On the lake there is one small schooner, belonging to Bolivia. The captain told me he never found more than thirty fathoms water; generally much less. In some places the water is so shoal that there is just room to push a balsa through the rushes. The deepest water is found on the eastern or Bolivian side.
This lake is about forty miles wide, and eighty miles long. By the appearance of the flat land we found on the north side of it, we judge it was at one time very much longer and deeper.
In the rainy season the rivers are loaded with soil from the mountains around, which being emptied into the lake, settles, and the water flows off, leaving behind its load of earth; and so the work from time immemorial has been going on. This great lake is gradually filling up; the water is getting shoaler every year; finally there will be a single stream flowing through what, in future ages, may be called Titicaca valley.
The easterly storms beat against the eastern sides of mountains scorched into dust by the rays of the sun in the dry season. There is no sod or growth to protect the soil from the heavy rains, which wash it away much more than on the western side.
CHAPTER IV.
Manto silver mine—Trade—Shores of Lake Titicaca—Rush balsas—Animals—Loftiest mountains—Aymara Indians—Mode of cultivation—Bottled fish—Frontier of Peru—Rio Desaguedero—Rush bridge—Bolivian military and custom-house—Southeast trade winds—Tiahuanaco ruins—Evaporation and precipitation—Planting small potatoes—Difficulty among postillions—City of La Paz—Population—Cinchona bark—Beni river and Madeira Plata—Transit duty—Gold washings of Tipuani—Productions of Yungas—Dried mutton and copper mines—Articles of the last constitution—A Bolivian lady's opinion of North Americans—Illimani snow-peak—Church performances of the Aymaras—Benenguela silver mines—Growth of cedar bushes.

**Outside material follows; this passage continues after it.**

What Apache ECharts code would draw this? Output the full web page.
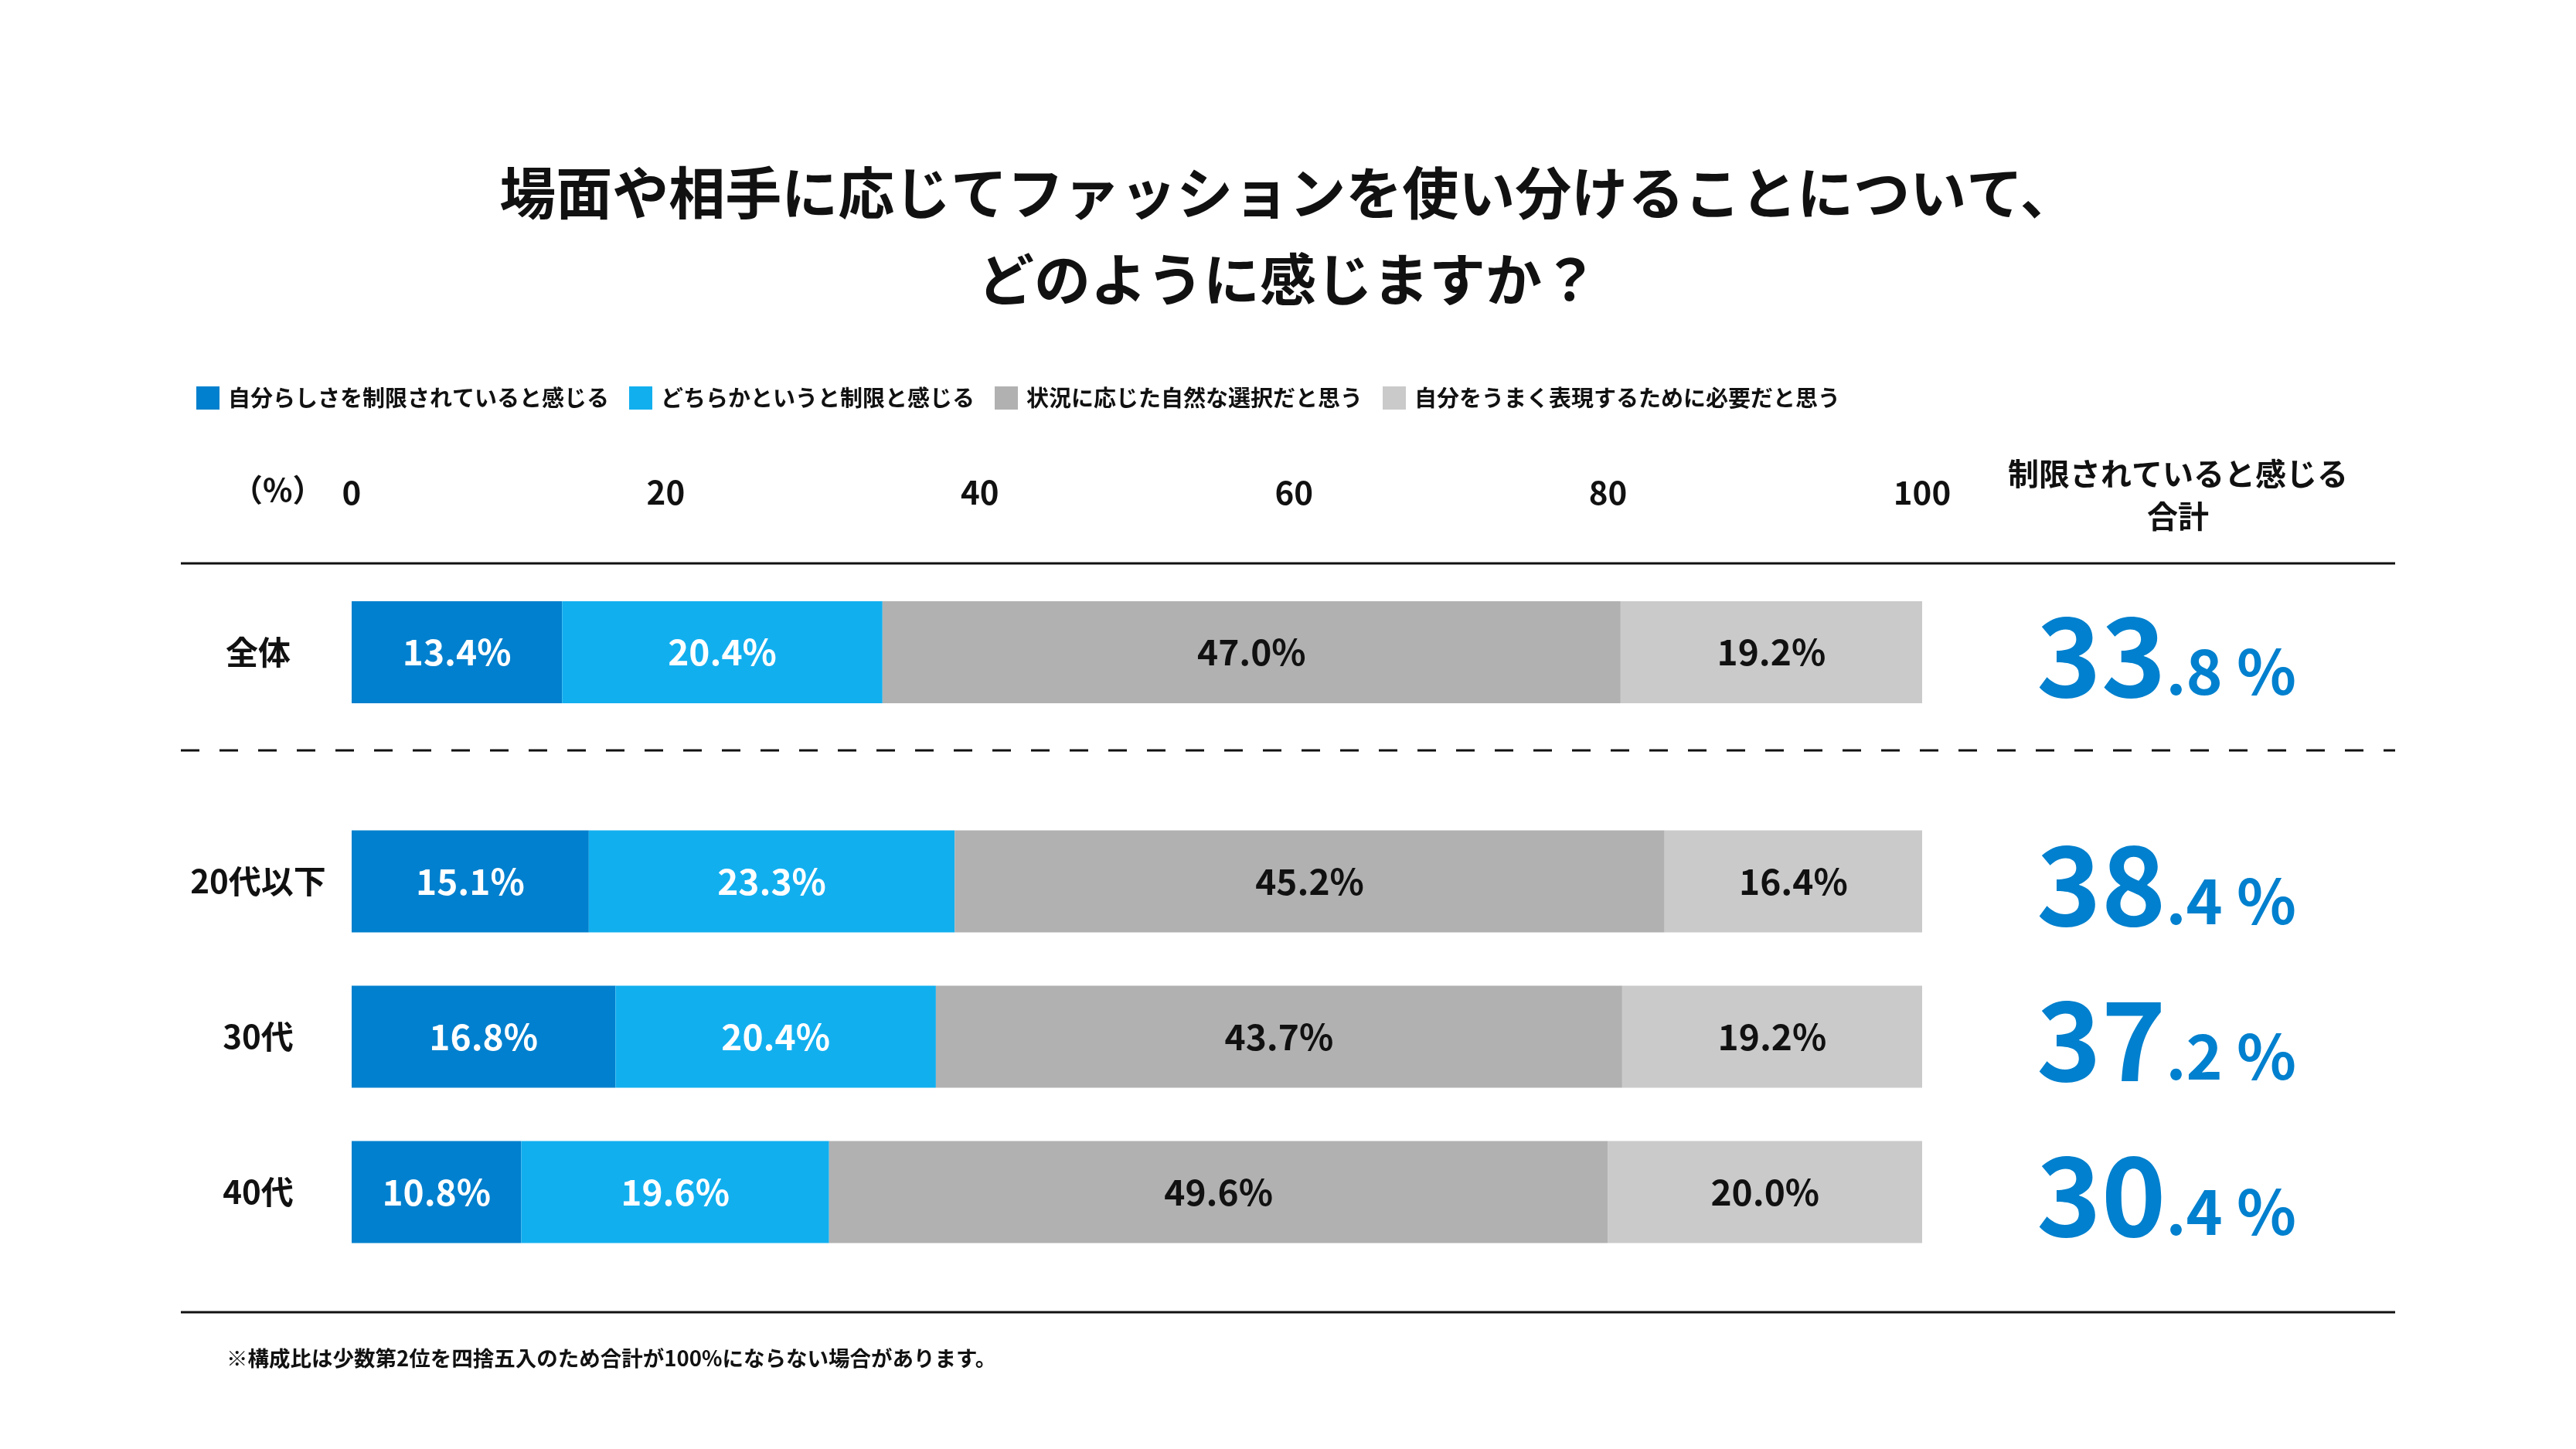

The silver mines near Puna, with the exception of one, are standing idle. Manto, the principal mine, is situated two miles south of the town. It has been worked for twenty years; the vein ran nearly horizontally west-southwest, rising a little as it passed through the mountain. Water flowed out after the miner had gone in some distance, and a dam was built at the mouth of the mine, which backed it up. Iron canal boats navigated the stream, and brought out cargoes of rich silver ore; as the miner travelled on, he found the more use for his boat. The canal was locked, and the water dammed up by the gates; some distance farther back, when a second and third gate were built, the stream became smaller, and the vein rose much above the level of the entrance to the head of navigation. Pushing on into the bowels of the Andes, the miner built a railroad of iron from the canal to the head of the mine, continuing to lengthen it after him. When the train came down loaded with metal, it was embarked and floated out by boats with lights burning at the bow and stern, as the canal is winding and narrow, with just room for the boat to pass between the rocks.
A steam-engine turns a large stone wheel of twelve feet diameter, under which the ore was ground. It was washed by water from the canal, and separated from its quicksilver by the heat of fires made from the excrements of llamas, the only fuel known here. Meteorological observations at each lock in Manto canal, show at No. 1—air, 70°; water, 60°. No. 2—air, 68°; water, 60°. No. 3—air, 64°; water, 59°. The distance to the head of navigation is about half a mile, though the workmen say more than a mile. An Englishman has been engaged here of late years, and after spending much time with little gain, has left. Manto, with all its machinery, stands a ruin. The mine is falling in; the canal-boats leak; the engine is rusting, and the last boat-load of silver ore was scattered over the ground. I am told that the vein has been gradually decreasing in richness as the expensive works have been going on. The machinery was brought from England, and transported over the mountains from the coast on mules' backs, at great expense.
The necessity of bringing proper workmen with the machinery is also costly. Provision is scarce in Puno, and people from other parts of the country complain of the market. Thick clothing is required in this climate, and tailoring appears to be the best business. Englishmen are generous in their expenditures on machinery and preparations for mining. There certainly has been a great deal of labor expended at the Manto mine. There are a number of other mines in this department, and some in this neighborhood; but, with the exception of the gold mines of Carabaya, there is very little profit gained under the present system of management.
The annual yield of silver in the departments of Huancavelica, Ayacucho, Cuzco, and Puno, has been decreasing for some time. The custom has been to abandon the mine as soon as the chisel struck below the water-line, and seek for a new vein; until now, when we want silver more than ever, it is all under water. There are few new discoveries made, and mining seems to have become, year after year, a less profitable business. Merchants are afraid to advance large sums of money, lest it may be lost by the vein running out, leaving expensive machinery on their hands. Yet there is undoubtedly immense riches in the different metals of these departments, which might be extracted after a scientific exploration of the country, and with a judicious system of mining.